I attended Paul Graham's Startup School this past Saturday. (Thanks to Drew Houston for letting me crash at his place!) I took fairly detailed notes on the speakers; I think this is the most comprehensive overview available, actually. (Note that these are in the order they actually spoke, which isn't quite the same as the plan.)
- Langley Steinert, entrepreneur. Short "entrepreneurship 101" talk. Lots of interesting Q&A.
- Marc Hedlund, Entrepreneur in Residence, O'Reilly Media. Talks about over a dozen startups he's seen in the last couple years -- most of which you'll recognize -- and why they succeeded.
- Qi Lu, VC at Yahoo. One subject: Why yahoo rocks. Total advertorial; skip this one unless you're a yahoo fanboy.
- Hutch Fishman, part-time CFO for startups. Talks about VC founds, directors, liquidity. Pretty basic stuff if you've read up on this at all, but his Q&A is worth reading.
- Paul Graham, author of entrepreneurship essays, VC, and Lisp fan. This was my first time seeing Paul speak; I was surprised to find out that when one of his essays says "... derived from a talk at ..." it really means "I read this essay at ..." So you might as well read the transcript instead of my notes, up until the Questions section. (Respect to Reg Braithwaite, who stood up to challenge the conventional wisdom that entrepreneurship isn't for people with kids.)
- David Cavanaugh, lawyer.

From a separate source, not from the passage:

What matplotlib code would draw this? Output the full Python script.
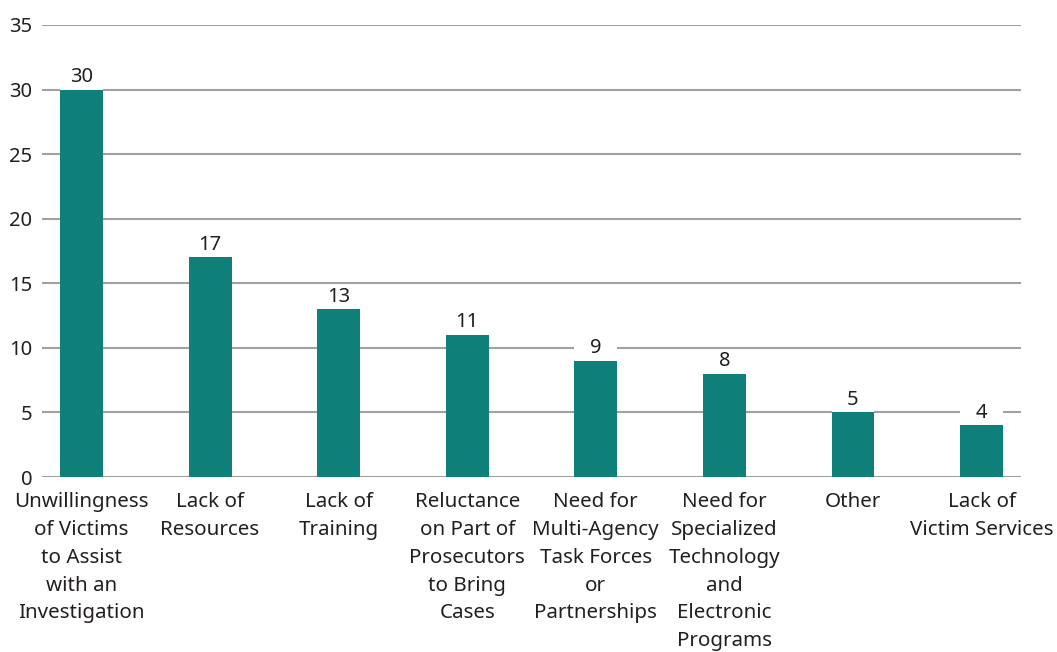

Standard slashdot-style IP overview. If you know what the differences are between patent, copyright, trademark, and trade secret, you won't see anything new here.
- Michael Mandel, economist. Before the lunch break, I told my friends that this talk was either going to be very interesting or very dull. I'm glad I was right (and it wasn't dull). One of his points is, "The USA has certain systemic advantages that encourage entrepreneurship and growth." But I hesitate to call that his main point, since he talks about a lot more than that. Worth reading.
- Steve Wozniak. Sort of a retrospective. I don't know that I learned much, but hey, I got to shake Woz's hand.
- Mark Macenka, IP lawyer. Somewhat more useful than the other lawyer's talk. Read the "Founders issues" section.
- Stan Reiss, VC. Interesting take on startups from a VC's perspective: when taking VC money is worth it, and when you shouldn't. Long Q&A session.
- Stephen Wolfram, founder of the Mathematica company. I figured when I saw shots of cellular automata on the projector while he set up that this wouldn't be about entrepreneurship, and I could tune it out. I was right.
- Chris Sacca, head of new business development for Google. As much of a cheerleader as Qi Lu was, but less blatant and more interesting.
- Olin Shivers, professor and entrepreneur. Talks about failure and attitude in a Nietsche-ish way. Moved really, really fast; Olin was the only speaker I felt like I couldn't keep up with, note-taking-wise. Catch the video when it goes up. (If you just look at his slides, you'll miss a lot.) Excellent talk.
- Summer founders, the guys (all of them were male) who took seed money from Paul's VC firm. Probably most interesting if you're college-age-ish and also thinking about applying to Y Combinator.
See also the slides for those presenters who had them. Supposedly videos will be up eventually.
Of the other blogs I've seen, Fred Ngo's and Robbie Allen have the best speaker coverage.
Thanks to Paul and the speakers for organizing this! I had fun and learned a lot.